Dataset excerpt

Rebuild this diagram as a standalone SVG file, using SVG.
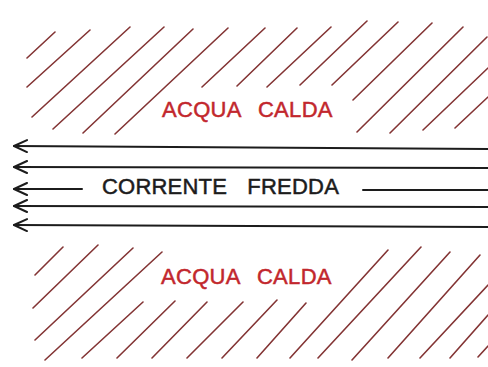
<svg xmlns="http://www.w3.org/2000/svg" width="488" height="367" viewBox="0 0 488 367">
<style>
.h{stroke:#833434;stroke-width:1.6;stroke-linecap:round;fill:none}
.a{stroke:#1c1c1c;stroke-width:2;fill:none;stroke-linecap:round}
.hot{font-family:"Liberation Sans",Arial,sans-serif;font-size:22px;fill:#c2272d;stroke:#c2272d;stroke-width:0.5;word-spacing:11px;letter-spacing:0.3px}
.cold{font-family:"Liberation Sans",Arial,sans-serif;font-size:22px;fill:#1c1c1c;stroke:#1c1c1c;stroke-width:0.5;word-spacing:14px;letter-spacing:0.2px}
</style>
<defs>
<marker id="chev" markerUnits="userSpaceOnUse" viewBox="0 0 16 14" markerWidth="16" markerHeight="14" refX="14" refY="7" orient="auto">
<path d="M1,1 L14,7 L1,13" fill="none" stroke="#1c1c1c" stroke-width="2" stroke-linecap="round" stroke-linejoin="round"/>
</marker>
</defs>
<rect width="488" height="367" fill="#ffffff"/>
<g id="hot-top">
<path class="h" d="M27,58L55,32M27,87L90,30M32,117L130,27M53,129L164,27M83,133L193,29M115,134L228,28M202,87L265,28M237,86L297,28M267,87L331,27M300,85L367,21M332,85L398,22M353,100L432,23M357,132L463,27M390,133L487,37M423,130L488,68M455,128L488,97"/>
<text class="hot" x="162" y="117">ACQUA CALDA</text>
</g>
<g id="hot-bottom">
<path class="h" d="M35,275L63,247M33,308L98,245M35,340L133,248M45,360L162,252M82,358L143,302M117,358L175,301M152,358L207,302M187,358L243,302M222,358L277,300M257,358L306,303M290,358L388,250M318,358L421,247M352,360L450,252M388,358L480,255M420,358L488,285M450,358L488,315M478,357L488,346"/>
<text class="hot" x="161" y="284">ACQUA CALDA</text>
</g>
<g id="cold-current">
<text class="cold" x="102" y="194">CORRENTE FREDDA</text>
</g>
<g id="connectors">
<path class="a" marker-end="url(#chev)" d="M488,149L14,146"/>
<path class="a" marker-end="url(#chev)" d="M488,168L14,167"/>
<path class="a" marker-end="url(#chev)" d="M82,189L14,189"/>
<path class="a" d="M363,190L488,190"/>
<path class="a" marker-end="url(#chev)" d="M488,207L14,206"/>
<path class="a" marker-end="url(#chev)" d="M488,227L14,225"/>
</g>
</svg>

Task objective
Copy out the whole listing exactly, and don't carry over any pictures.

Expected output
Rebuild this diagram as a standalone SVG file, using SVG.
<svg xmlns="http://www.w3.org/2000/svg" width="488" height="367" viewBox="0 0 488 367">
<style>
.h{stroke:#833434;stroke-width:1.6;stroke-linecap:round;fill:none}
.a{stroke:#1c1c1c;stroke-width:2;fill:none;stroke-linecap:round}
.hot{font-family:"Liberation Sans",Arial,sans-serif;font-size:22px;fill:#c2272d;stroke:#c2272d;stroke-width:0.5;word-spacing:11px;letter-spacing:0.3px}
.cold{font-family:"Liberation Sans",Arial,sans-serif;font-size:22px;fill:#1c1c1c;stroke:#1c1c1c;stroke-width:0.5;word-spacing:14px;letter-spacing:0.2px}
</style>
<defs>
<marker id="chev" markerUnits="userSpaceOnUse" viewBox="0 0 16 14" markerWidth="16" markerHeight="14" refX="14" refY="7" orient="auto">
<path d="M1,1 L14,7 L1,13" fill="none" stroke="#1c1c1c" stroke-width="2" stroke-linecap="round" stroke-linejoin="round"/>
</marker>
</defs>
<rect width="488" height="367" fill="#ffffff"/>
<g id="hot-top">
<path class="h" d="M27,58L55,32M27,87L90,30M32,117L130,27M53,129L164,27M83,133L193,29M115,134L228,28M202,87L265,28M237,86L297,28M267,87L331,27M300,85L367,21M332,85L398,22M353,100L432,23M357,132L463,27M390,133L487,37M423,130L488,68M455,128L488,97"/>
<text class="hot" x="162" y="117">ACQUA CALDA</text>
</g>
<g id="hot-bottom">
<path class="h" d="M35,275L63,247M33,308L98,245M35,340L133,248M45,360L162,252M82,358L143,302M117,358L175,301M152,358L207,302M187,358L243,302M222,358L277,300M257,358L306,303M290,358L388,250M318,358L421,247M352,360L450,252M388,358L480,255M420,358L488,285M450,358L488,315M478,357L488,346"/>
<text class="hot" x="161" y="284">ACQUA CALDA</text>
</g>
<g id="cold-current">
<text class="cold" x="102" y="194">CORRENTE FREDDA</text>
</g>
<g id="connectors">
<path class="a" marker-end="url(#chev)" d="M488,149L14,146"/>
<path class="a" marker-end="url(#chev)" d="M488,168L14,167"/>
<path class="a" marker-end="url(#chev)" d="M82,189L14,189"/>
<path class="a" d="M363,190L488,190"/>
<path class="a" marker-end="url(#chev)" d="M488,207L14,206"/>
<path class="a" marker-end="url(#chev)" d="M488,227L14,225"/>
</g>
</svg>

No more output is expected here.